### TASK TO COMPLETE
Carry none of the pictures over; set down the material below exactly.
Begin
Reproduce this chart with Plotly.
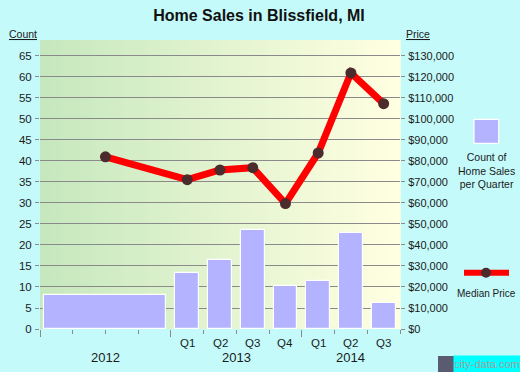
import plotly.graph_objects as go

# ---- data ----
period_labels = ["2012", "Q1", "Q2", "Q3", "Q4", "Q1", "Q2", "Q3"]
period_quarters = [4, 1, 1, 1, 1, 1, 1, 1]          # length of each period in quarters
sales_count = [8.0, 13.3, 16.4, 23.6, 10.2, 11.4, 22.8, 6.2]
median_price = [82000, 71100, 75700, 76800, 59700, 83800, 121900, 107300]
year_labels = ["2012", "2013", "2014"]
year_start_q = [0, 4, 8]
year_quarters = [4, 4, 3]
count_ticks = list(range(0, 70, 5))
price_ticks = list(range(0, 140000, 10000))

# ---- derived positions ----
starts = []
s = 0
for n in period_quarters:
    starts.append(s)
    s += n
total_q = s
centers = [st + n / 2 for st, n in zip(starts, period_quarters)]
gap = 0.27
widths = [n - gap for n in period_quarters]
q_idx = [i for i, n in enumerate(period_quarters) if n == 1]
year_centers = [st + n / 2 for st, n in zip(year_start_q, year_quarters)]

FONT = "Liberation Sans, Arial, sans-serif"
TXT = "#1a1a1a"
GRID = "#8a8a8a"
CYAN = "rgb(197,250,250)"

W, H = 520, 372
ML, MR, MT, MB = 40, 120, 40, 43
PW, PH = W - ML - MR, H - MT - MB
ymax = 68.8


def px(xp):
    return (xp - ML) / PW


def py(yp):
    return (H - MB - yp) / PH


fig = go.Figure()
fig.add_trace(go.Bar(
    x=centers, y=sales_count, width=widths,
    marker=dict(color="#b3b3ff", line=dict(color="white", width=1.2)),
    hoverinfo="skip", showlegend=False,
))
fig.add_trace(go.Scatter(
    x=centers[:len(median_price)], y=median_price, yaxis="y2", mode="lines+markers",
    line=dict(color="#ff0000", width=7),
    marker=dict(color="#4b2b2b", size=11),
    showlegend=False,
))

# gradient background strips
shapes = []
nstrips = 72
c0 = (198, 232, 190)
c1 = (255, 255, 225)
for i in range(nstrips):
    t = i / (nstrips - 1)
    col = tuple(round(a + (b - a) * t) for a, b in zip(c0, c1))
    shapes.append(dict(type="rect", xref="paper", yref="paper",
                       x0=i / nstrips, x1=(i + 1) / nstrips + 0.002, y0=0, y1=1,
                       fillcolor="rgb(%d,%d,%d)" % col, line=dict(width=0), layer="below"))

# legend swatches
shapes.append(dict(type="rect", xref="paper", yref="paper",
                   x0=px(474), x1=px(498.7), y0=py(143.3), y1=py(119.3),
                   fillcolor="#b3b3ff", line=dict(color="white", width=1.2)))
shapes.append(dict(type="line", xref="paper", yref="paper",
                   x0=px(464), x1=px(509), y0=py(272.7), y1=py(272.7),
                   line=dict(color="#ff0000", width=6)))
shapes.append(dict(type="circle", xref="paper", yref="paper",
                   x0=px(486 - 5), x1=px(486 + 5), y0=py(272.7 + 5), y1=py(272.7 - 5),
                   fillcolor="#4b2b2b", line=dict(width=0)))
# watermark icon
shapes.append(dict(type="rect", xref="paper", yref="paper",
                   x0=px(438), x1=px(454), y0=py(372), y1=py(356),
                   fillcolor="#5a5a70", line=dict(width=0)))


def ann(x, y, text, size, xref="paper", color=TXT, **kw):
    return dict(x=x, y=y, xref=xref, yref="paper", text=text, showarrow=False,
                xanchor="center", yanchor="middle",
                font=dict(family=FONT, size=size, color=color), **kw)


annotations = []
for i in q_idx:
    annotations.append(ann(centers[i], py(343), period_labels[i], 11.5, xref="x"))
for xc, lab in zip(year_centers, year_labels):
    annotations.append(ann(xc, py(357.5), lab, 13, xref="x"))
annotations += [
    ann(px(22.5), py(34), "<u>Count</u>", 10.5),
    ann(px(418), py(34), "<u>Price</u>", 10.5),
    ann(px(486.5), py(170), "Count of<br>Home Sales<br>per Quarter", 10.5),
    ann(px(486.5), py(293), "Median Price", 10),
    ann(px(487), py(364), "city-data.com", 11, color="#a0a0a0",
        bgcolor="#00ffff", width=64, height=14),
]

fig.update_layout(
    width=W, height=H,
    margin=dict(l=ML, r=MR, t=MT, b=MB, pad=0),
    paper_bgcolor=CYAN, plot_bgcolor="rgb(240,248,215)",
    title=dict(text="<b>Home Sales in Blissfield, MI</b>", x=259 / W, xanchor="center",
               y=1 - 15 / H, yanchor="middle",
               font=dict(family=FONT, size=16, color="#111")),
    xaxis=dict(range=[0, total_q], showgrid=False, zeroline=False,
               tickvals=year_start_q, ticktext=["" for _ in year_start_q],
               ticks="outside", ticklen=7, tickcolor=GRID, tickwidth=1,
               minor=dict(tickvals=[q for q in range(total_q + 1) if q not in year_start_q],
                          ticks="outside", ticklen=4, tickcolor=GRID, tickwidth=1),
               showline=False, fixedrange=True),
    yaxis=dict(range=[0, ymax], tickvals=count_ticks, ticks="outside", ticklen=4,
               tickcolor=GRID, gridcolor=GRID, gridwidth=1, zeroline=False,
               showline=False, ticklabelstandoff=1,
               tickfont=dict(family=FONT, size=11.5, color=TXT)),
    yaxis2=dict(range=[0, ymax * 2000], overlaying="y", side="right",
                tickvals=price_ticks,
                ticktext=["$" + format(v, ",") for v in price_ticks],
                ticks="outside", ticklen=4, tickcolor=GRID, showgrid=False,
                zeroline=False, showline=False, ticklabelstandoff=1,
                tickfont=dict(family=FONT, size=11, color=TXT)),
    shapes=shapes, annotations=annotations,
    bargap=0,
)

fig.write_html("out.html", config={"displayModeBar": False},
               post_script="document.body.style.margin='0';document.body.style.overflow='hidden';")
End
### RESULT FOR THIS EXERCISE
Reproduce this chart with Plotly.
import plotly.graph_objects as go

# ---- data ----
period_labels = ["2012", "Q1", "Q2", "Q3", "Q4", "Q1", "Q2", "Q3"]
period_quarters = [4, 1, 1, 1, 1, 1, 1, 1]          # length of each period in quarters
sales_count = [8.0, 13.3, 16.4, 23.6, 10.2, 11.4, 22.8, 6.2]
median_price = [82000, 71100, 75700, 76800, 59700, 83800, 121900, 107300]
year_labels = ["2012", "2013", "2014"]
year_start_q = [0, 4, 8]
year_quarters = [4, 4, 3]
count_ticks = list(range(0, 70, 5))
price_ticks = list(range(0, 140000, 10000))

# ---- derived positions ----
starts = []
s = 0
for n in period_quarters:
    starts.append(s)
    s += n
total_q = s
centers = [st + n / 2 for st, n in zip(starts, period_quarters)]
gap = 0.27
widths = [n - gap for n in period_quarters]
q_idx = [i for i, n in enumerate(period_quarters) if n == 1]
year_centers = [st + n / 2 for st, n in zip(year_start_q, year_quarters)]

FONT = "Liberation Sans, Arial, sans-serif"
TXT = "#1a1a1a"
GRID = "#8a8a8a"
CYAN = "rgb(197,250,250)"

W, H = 520, 372
ML, MR, MT, MB = 40, 120, 40, 43
PW, PH = W - ML - MR, H - MT - MB
ymax = 68.8


def px(xp):
    return (xp - ML) / PW


def py(yp):
    return (H - MB - yp) / PH


fig = go.Figure()
fig.add_trace(go.Bar(
    x=centers, y=sales_count, width=widths,
    marker=dict(color="#b3b3ff", line=dict(color="white", width=1.2)),
    hoverinfo="skip", showlegend=False,
))
fig.add_trace(go.Scatter(
    x=centers[:len(median_price)], y=median_price, yaxis="y2", mode="lines+markers",
    line=dict(color="#ff0000", width=7),
    marker=dict(color="#4b2b2b", size=11),
    showlegend=False,
))

# gradient background strips
shapes = []
nstrips = 72
c0 = (198, 232, 190)
c1 = (255, 255, 225)
for i in range(nstrips):
    t = i / (nstrips - 1)
    col = tuple(round(a + (b - a) * t) for a, b in zip(c0, c1))
    shapes.append(dict(type="rect", xref="paper", yref="paper",
                       x0=i / nstrips, x1=(i + 1) / nstrips + 0.002, y0=0, y1=1,
                       fillcolor="rgb(%d,%d,%d)" % col, line=dict(width=0), layer="below"))

# legend swatches
shapes.append(dict(type="rect", xref="paper", yref="paper",
                   x0=px(474), x1=px(498.7), y0=py(143.3), y1=py(119.3),
                   fillcolor="#b3b3ff", line=dict(color="white", width=1.2)))
shapes.append(dict(type="line", xref="paper", yref="paper",
                   x0=px(464), x1=px(509), y0=py(272.7), y1=py(272.7),
                   line=dict(color="#ff0000", width=6)))
shapes.append(dict(type="circle", xref="paper", yref="paper",
                   x0=px(486 - 5), x1=px(486 + 5), y0=py(272.7 + 5), y1=py(272.7 - 5),
                   fillcolor="#4b2b2b", line=dict(width=0)))
# watermark icon
shapes.append(dict(type="rect", xref="paper", yref="paper",
                   x0=px(438), x1=px(454), y0=py(372), y1=py(356),
                   fillcolor="#5a5a70", line=dict(width=0)))


def ann(x, y, text, size, xref="paper", color=TXT, **kw):
    return dict(x=x, y=y, xref=xref, yref="paper", text=text, showarrow=False,
                xanchor="center", yanchor="middle",
                font=dict(family=FONT, size=size, color=color), **kw)


annotations = []
for i in q_idx:
    annotations.append(ann(centers[i], py(343), period_labels[i], 11.5, xref="x"))
for xc, lab in zip(year_centers, year_labels):
    annotations.append(ann(xc, py(357.5), lab, 13, xref="x"))
annotations += [
    ann(px(22.5), py(34), "<u>Count</u>", 10.5),
    ann(px(418), py(34), "<u>Price</u>", 10.5),
    ann(px(486.5), py(170), "Count of<br>Home Sales<br>per Quarter", 10.5),
    ann(px(486.5), py(293), "Median Price", 10),
    ann(px(487), py(364), "city-data.com", 11, color="#a0a0a0",
        bgcolor="#00ffff", width=64, height=14),
]

fig.update_layout(
    width=W, height=H,
    margin=dict(l=ML, r=MR, t=MT, b=MB, pad=0),
    paper_bgcolor=CYAN, plot_bgcolor="rgb(240,248,215)",
    title=dict(text="<b>Home Sales in Blissfield, MI</b>", x=259 / W, xanchor="center",
               y=1 - 15 / H, yanchor="middle",
               font=dict(family=FONT, size=16, color="#111")),
    xaxis=dict(range=[0, total_q], showgrid=False, zeroline=False,
               tickvals=year_start_q, ticktext=["" for _ in year_start_q],
               ticks="outside", ticklen=7, tickcolor=GRID, tickwidth=1,
               minor=dict(tickvals=[q for q in range(total_q + 1) if q not in year_start_q],
                          ticks="outside", ticklen=4, tickcolor=GRID, tickwidth=1),
               showline=False, fixedrange=True),
    yaxis=dict(range=[0, ymax], tickvals=count_ticks, ticks="outside", ticklen=4,
               tickcolor=GRID, gridcolor=GRID, gridwidth=1, zeroline=False,
               showline=False, ticklabelstandoff=1,
               tickfont=dict(family=FONT, size=11.5, color=TXT)),
    yaxis2=dict(range=[0, ymax * 2000], overlaying="y", side="right",
                tickvals=price_ticks,
                ticktext=["$" + format(v, ",") for v in price_ticks],
                ticks="outside", ticklen=4, tickcolor=GRID, showgrid=False,
                zeroline=False, showline=False, ticklabelstandoff=1,
                tickfont=dict(family=FONT, size=11, color=TXT)),
    shapes=shapes, annotations=annotations,
    bargap=0,
)

fig.write_html("out.html", config={"displayModeBar": False},
               post_script="document.body.style.margin='0';document.body.style.overflow='hidden';")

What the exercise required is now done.